# Problem details
Take the material below and retype it in full; pictures are left out.
[Begin Data shown]
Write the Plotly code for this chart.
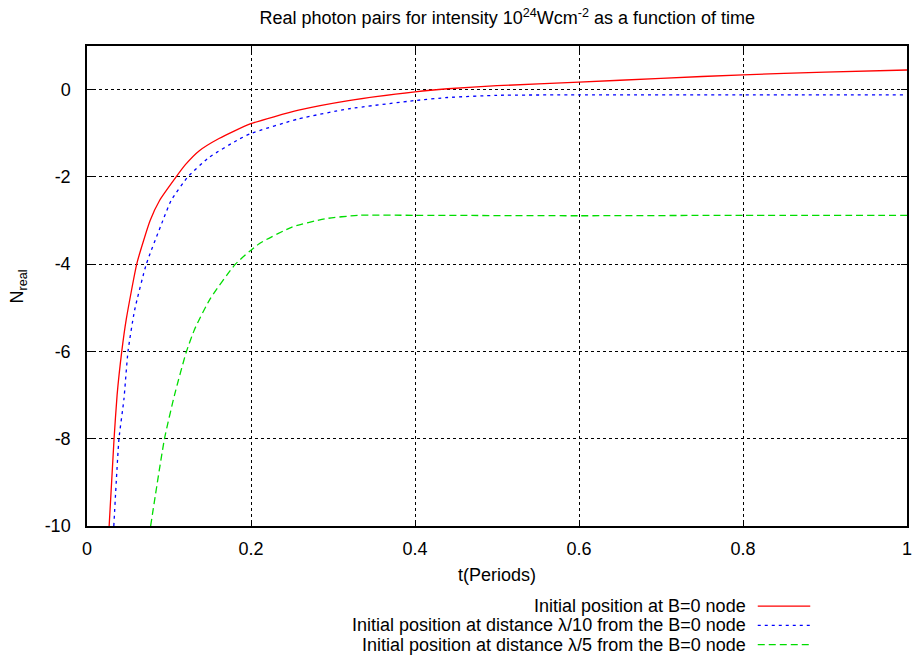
import plotly.graph_objects as go

# Time (in laser periods) and number of real photon pairs for each start position
t_node = [0.027, 0.033, 0.0367, 0.0424, 0.048, 0.061, 0.077, 0.0885, 0.1087, 0.12,
          0.137, 0.161, 0.199, 0.258, 0.319, 0.40, 0.44, 0.5, 0.6, 0.7, 0.8, 0.9, 1.0]
n_node = [-10, -8, -7, -6, -5.25, -3.97, -3.0, -2.54, -2.0, -1.72,
          -1.40, -1.12, -0.785, -0.47, -0.25, -0.05, 0.02, 0.09, 0.17, 0.26, 0.34, 0.40, 0.45]

t_l10 = [0.0327, 0.039, 0.045, 0.050, 0.058, 0.0723, 0.0925, 0.1026, 0.123, 0.149,
         0.185, 0.199, 0.258, 0.319, 0.40, 0.44, 0.5, 0.6, 0.8, 1.0]
n_l10 = [-10, -8, -7.1, -6, -5.06, -4, -3.0, -2.54, -2.0, -1.55,
         -1.14, -1.01, -0.67, -0.44, -0.25, -0.18, -0.13, -0.12, -0.12, -0.12]

t_l5 = [0.0776, 0.0945, 0.1067, 0.1208, 0.131, 0.15, 0.181, 0.21, 0.25, 0.29,
        0.331, 0.4, 0.6, 0.8, 1.0]
n_l5 = [-10, -8, -7.0, -6.03, -5.5, -4.8, -4, -3.53, -3.15, -2.96,
        -2.88, -2.88, -2.89, -2.88, -2.88]

x_ticks = [0, 0.2, 0.4, 0.6, 0.8, 1]
x_tick_text = ["0", "0.2", "0.4", "0.6", "0.8", "1"]
y_ticks = [-10, -8, -6, -4, -2, 0]
y_tick_text = ["-10", "-8", "-6", "-4", "-2", "0"]

legend_names = [
    "Initial position at B=0 node",
    "Initial position at distance \u03bb/10 from the B=0 node",
    "Initial position at distance \u03bb/5 from the B=0 node",
]
colors = ["#ff0000", "#0000ff", "#00dd00"]
dashes = ["solid", "3px,4px", "7px,4px"]

FONT = "Liberation Sans, Arial, sans-serif"
FS = 18

fig = go.Figure()
for tx, ny, c, d, name in zip([t_node, t_l10, t_l5], [n_node, n_l10, n_l5],
                              colors, dashes, legend_names):
    fig.add_trace(go.Scatter(x=tx, y=ny, mode="lines", name=name,
                             line=dict(color=c, width=1.3, dash=d,
                                       shape="spline", smoothing=0.5),
                             showlegend=False))

axis_common = dict(
    showline=True, linecolor="black", linewidth=1.5, mirror="allticks",
    ticks="inside", ticklen=6, tickcolor="black", tickwidth=1,
    showgrid=True, gridcolor="black", gridwidth=1, griddash="dot",
    zeroline=False, tickfont=dict(size=FS, color="black", family=FONT),
)

fig.update_xaxes(range=[0, 1], tickvals=x_ticks, ticktext=x_tick_text,
                 ticklabelstandoff=6, **axis_common)
fig.update_yaxes(range=[-10, 1], tickvals=y_ticks, ticktext=y_tick_text,
                 ticklabelstandoff=11, **axis_common)

text_font = dict(size=FS, family=FONT, color="black")
annotations = [
    dict(text="N<sub>real</sub>", xref="paper", yref="paper", x=-0.0836, y=0.5,
         xanchor="center", yanchor="middle", textangle=-90, showarrow=False,
         font=text_font),
    dict(text="t(Periods)", xref="paper", yref="paper", x=0.5, y=-0.102,
         xanchor="center", yanchor="middle", showarrow=False, font=text_font),
]
shapes = []
legend_y = [-0.167, -0.207, -0.247]
for name, c, d, ly in zip(legend_names, colors, dashes, legend_y):
    annotations.append(dict(text=name, xref="paper", yref="paper", x=0.806, y=ly,
                            xanchor="right", yanchor="middle", showarrow=False,
                            font=text_font))
    shapes.append(dict(type="line", xref="paper", yref="paper",
                       x0=0.818, x1=0.882, y0=ly, y1=ly,
                       line=dict(color=c, width=1.3, dash=d)))

fig.update_layout(
    width=919, height=655,
    margin=dict(l=87, r=7, t=46, b=129),
    paper_bgcolor="white", plot_bgcolor="white",
    title=dict(text="Real photon pairs for intensity 10<sup>24</sup>Wcm<sup>-2</sup> as a function of time",
               x=0.552, xanchor="center", y=0.9725, yanchor="middle",
               font=text_font),
    annotations=annotations, shapes=shapes,
    font=text_font,
)

fig.write_html("out.html")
[End Data shown]
# Result for this exercise
Write the Plotly code for this chart.
import plotly.graph_objects as go

# Time (in laser periods) and number of real photon pairs for each start position
t_node = [0.027, 0.033, 0.0367, 0.0424, 0.048, 0.061, 0.077, 0.0885, 0.1087, 0.12,
          0.137, 0.161, 0.199, 0.258, 0.319, 0.40, 0.44, 0.5, 0.6, 0.7, 0.8, 0.9, 1.0]
n_node = [-10, -8, -7, -6, -5.25, -3.97, -3.0, -2.54, -2.0, -1.72,
          -1.40, -1.12, -0.785, -0.47, -0.25, -0.05, 0.02, 0.09, 0.17, 0.26, 0.34, 0.40, 0.45]

t_l10 = [0.0327, 0.039, 0.045, 0.050, 0.058, 0.0723, 0.0925, 0.1026, 0.123, 0.149,
         0.185, 0.199, 0.258, 0.319, 0.40, 0.44, 0.5, 0.6, 0.8, 1.0]
n_l10 = [-10, -8, -7.1, -6, -5.06, -4, -3.0, -2.54, -2.0, -1.55,
         -1.14, -1.01, -0.67, -0.44, -0.25, -0.18, -0.13, -0.12, -0.12, -0.12]

t_l5 = [0.0776, 0.0945, 0.1067, 0.1208, 0.131, 0.15, 0.181, 0.21, 0.25, 0.29,
        0.331, 0.4, 0.6, 0.8, 1.0]
n_l5 = [-10, -8, -7.0, -6.03, -5.5, -4.8, -4, -3.53, -3.15, -2.96,
        -2.88, -2.88, -2.89, -2.88, -2.88]

x_ticks = [0, 0.2, 0.4, 0.6, 0.8, 1]
x_tick_text = ["0", "0.2", "0.4", "0.6", "0.8", "1"]
y_ticks = [-10, -8, -6, -4, -2, 0]
y_tick_text = ["-10", "-8", "-6", "-4", "-2", "0"]

legend_names = [
    "Initial position at B=0 node",
    "Initial position at distance \u03bb/10 from the B=0 node",
    "Initial position at distance \u03bb/5 from the B=0 node",
]
colors = ["#ff0000", "#0000ff", "#00dd00"]
dashes = ["solid", "3px,4px", "7px,4px"]

FONT = "Liberation Sans, Arial, sans-serif"
FS = 18

fig = go.Figure()
for tx, ny, c, d, name in zip([t_node, t_l10, t_l5], [n_node, n_l10, n_l5],
                              colors, dashes, legend_names):
    fig.add_trace(go.Scatter(x=tx, y=ny, mode="lines", name=name,
                             line=dict(color=c, width=1.3, dash=d,
                                       shape="spline", smoothing=0.5),
                             showlegend=False))

axis_common = dict(
    showline=True, linecolor="black", linewidth=1.5, mirror="allticks",
    ticks="inside", ticklen=6, tickcolor="black", tickwidth=1,
    showgrid=True, gridcolor="black", gridwidth=1, griddash="dot",
    zeroline=False, tickfont=dict(size=FS, color="black", family=FONT),
)

fig.update_xaxes(range=[0, 1], tickvals=x_ticks, ticktext=x_tick_text,
                 ticklabelstandoff=6, **axis_common)
fig.update_yaxes(range=[-10, 1], tickvals=y_ticks, ticktext=y_tick_text,
                 ticklabelstandoff=11, **axis_common)

text_font = dict(size=FS, family=FONT, color="black")
annotations = [
    dict(text="N<sub>real</sub>", xref="paper", yref="paper", x=-0.0836, y=0.5,
         xanchor="center", yanchor="middle", textangle=-90, showarrow=False,
         font=text_font),
    dict(text="t(Periods)", xref="paper", yref="paper", x=0.5, y=-0.102,
         xanchor="center", yanchor="middle", showarrow=False, font=text_font),
]
shapes = []
legend_y = [-0.167, -0.207, -0.247]
for name, c, d, ly in zip(legend_names, colors, dashes, legend_y):
    annotations.append(dict(text=name, xref="paper", yref="paper", x=0.806, y=ly,
                            xanchor="right", yanchor="middle", showarrow=False,
                            font=text_font))
    shapes.append(dict(type="line", xref="paper", yref="paper",
                       x0=0.818, x1=0.882, y0=ly, y1=ly,
                       line=dict(color=c, width=1.3, dash=d)))

fig.update_layout(
    width=919, height=655,
    margin=dict(l=87, r=7, t=46, b=129),
    paper_bgcolor="white", plot_bgcolor="white",
    title=dict(text="Real photon pairs for intensity 10<sup>24</sup>Wcm<sup>-2</sup> as a function of time",
               x=0.552, xanchor="center", y=0.9725, yanchor="middle",
               font=text_font),
    annotations=annotations, shapes=shapes,
    font=text_font,
)

fig.write_html("out.html")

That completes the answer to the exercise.